■ **EXERCISE**
Each line containing the word "page" must be reported.

■ **INFORMATION SHOWN**
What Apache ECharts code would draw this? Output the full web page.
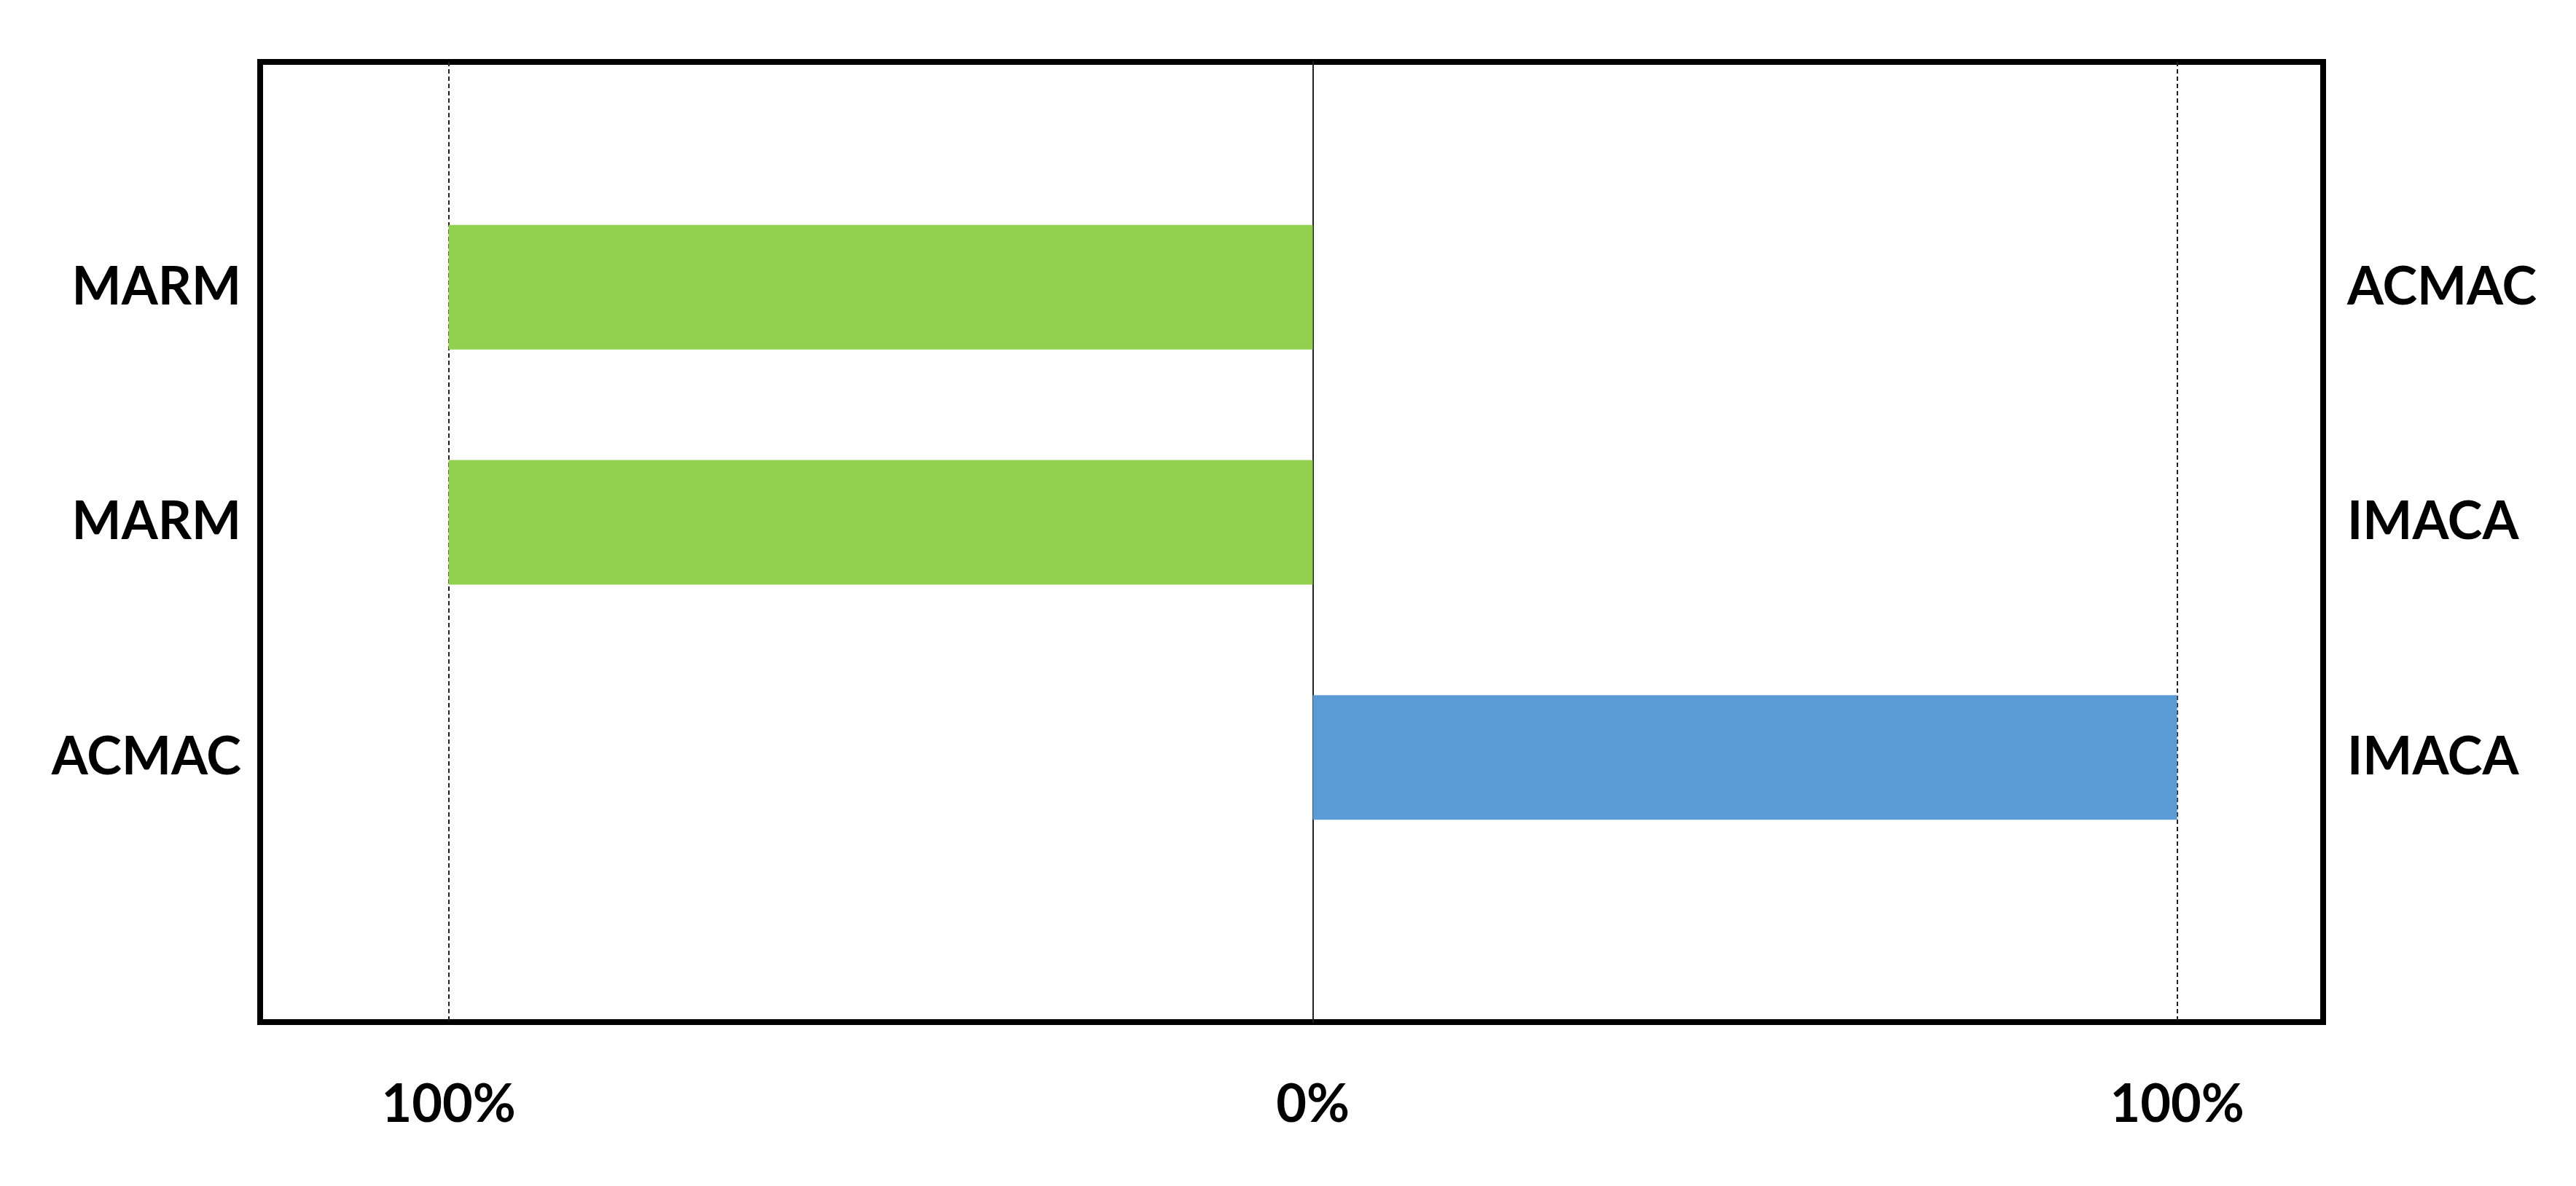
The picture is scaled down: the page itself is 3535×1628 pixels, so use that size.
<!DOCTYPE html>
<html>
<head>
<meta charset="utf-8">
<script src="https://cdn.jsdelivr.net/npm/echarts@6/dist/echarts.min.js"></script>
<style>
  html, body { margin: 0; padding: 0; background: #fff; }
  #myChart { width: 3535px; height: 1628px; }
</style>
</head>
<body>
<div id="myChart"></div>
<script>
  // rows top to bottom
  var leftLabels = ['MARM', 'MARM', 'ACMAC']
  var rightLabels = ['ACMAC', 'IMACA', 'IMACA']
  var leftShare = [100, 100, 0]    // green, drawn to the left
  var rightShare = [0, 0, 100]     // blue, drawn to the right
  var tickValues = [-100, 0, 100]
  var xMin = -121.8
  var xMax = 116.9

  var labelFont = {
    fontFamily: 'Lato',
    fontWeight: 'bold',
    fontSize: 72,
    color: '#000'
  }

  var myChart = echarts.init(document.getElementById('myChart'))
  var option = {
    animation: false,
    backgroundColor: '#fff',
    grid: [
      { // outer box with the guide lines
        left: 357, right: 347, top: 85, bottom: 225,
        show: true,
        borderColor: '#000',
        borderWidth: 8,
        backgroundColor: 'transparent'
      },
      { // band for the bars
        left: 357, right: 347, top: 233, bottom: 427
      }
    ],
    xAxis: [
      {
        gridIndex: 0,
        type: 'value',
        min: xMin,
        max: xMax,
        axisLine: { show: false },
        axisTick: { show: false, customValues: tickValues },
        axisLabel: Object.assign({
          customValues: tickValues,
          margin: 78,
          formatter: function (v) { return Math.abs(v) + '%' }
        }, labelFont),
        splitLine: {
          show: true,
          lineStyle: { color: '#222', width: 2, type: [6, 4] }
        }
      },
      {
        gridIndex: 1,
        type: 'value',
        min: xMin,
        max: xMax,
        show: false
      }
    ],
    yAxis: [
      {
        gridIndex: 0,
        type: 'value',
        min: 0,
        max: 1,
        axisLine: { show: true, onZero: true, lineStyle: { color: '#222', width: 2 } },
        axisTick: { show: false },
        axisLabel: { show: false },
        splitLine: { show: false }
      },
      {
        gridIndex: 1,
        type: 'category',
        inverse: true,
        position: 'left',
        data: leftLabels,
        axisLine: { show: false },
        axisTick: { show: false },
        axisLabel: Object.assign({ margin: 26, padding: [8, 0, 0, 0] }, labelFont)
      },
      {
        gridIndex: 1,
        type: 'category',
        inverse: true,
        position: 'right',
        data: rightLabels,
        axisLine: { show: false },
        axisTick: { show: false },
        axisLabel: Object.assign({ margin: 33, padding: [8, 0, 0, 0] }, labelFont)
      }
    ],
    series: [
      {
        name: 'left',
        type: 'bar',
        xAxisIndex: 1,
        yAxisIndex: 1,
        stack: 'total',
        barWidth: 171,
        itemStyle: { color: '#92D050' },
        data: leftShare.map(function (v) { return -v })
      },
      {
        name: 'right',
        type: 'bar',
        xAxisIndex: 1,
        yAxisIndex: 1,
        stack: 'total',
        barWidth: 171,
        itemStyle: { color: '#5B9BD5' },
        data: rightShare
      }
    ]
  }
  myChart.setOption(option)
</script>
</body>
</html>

■ **TASK ANSWER**
What Apache ECharts code would draw this? Output the full web page.
The picture is scaled down: the page itself is 3535×1628 pixels, so use that size.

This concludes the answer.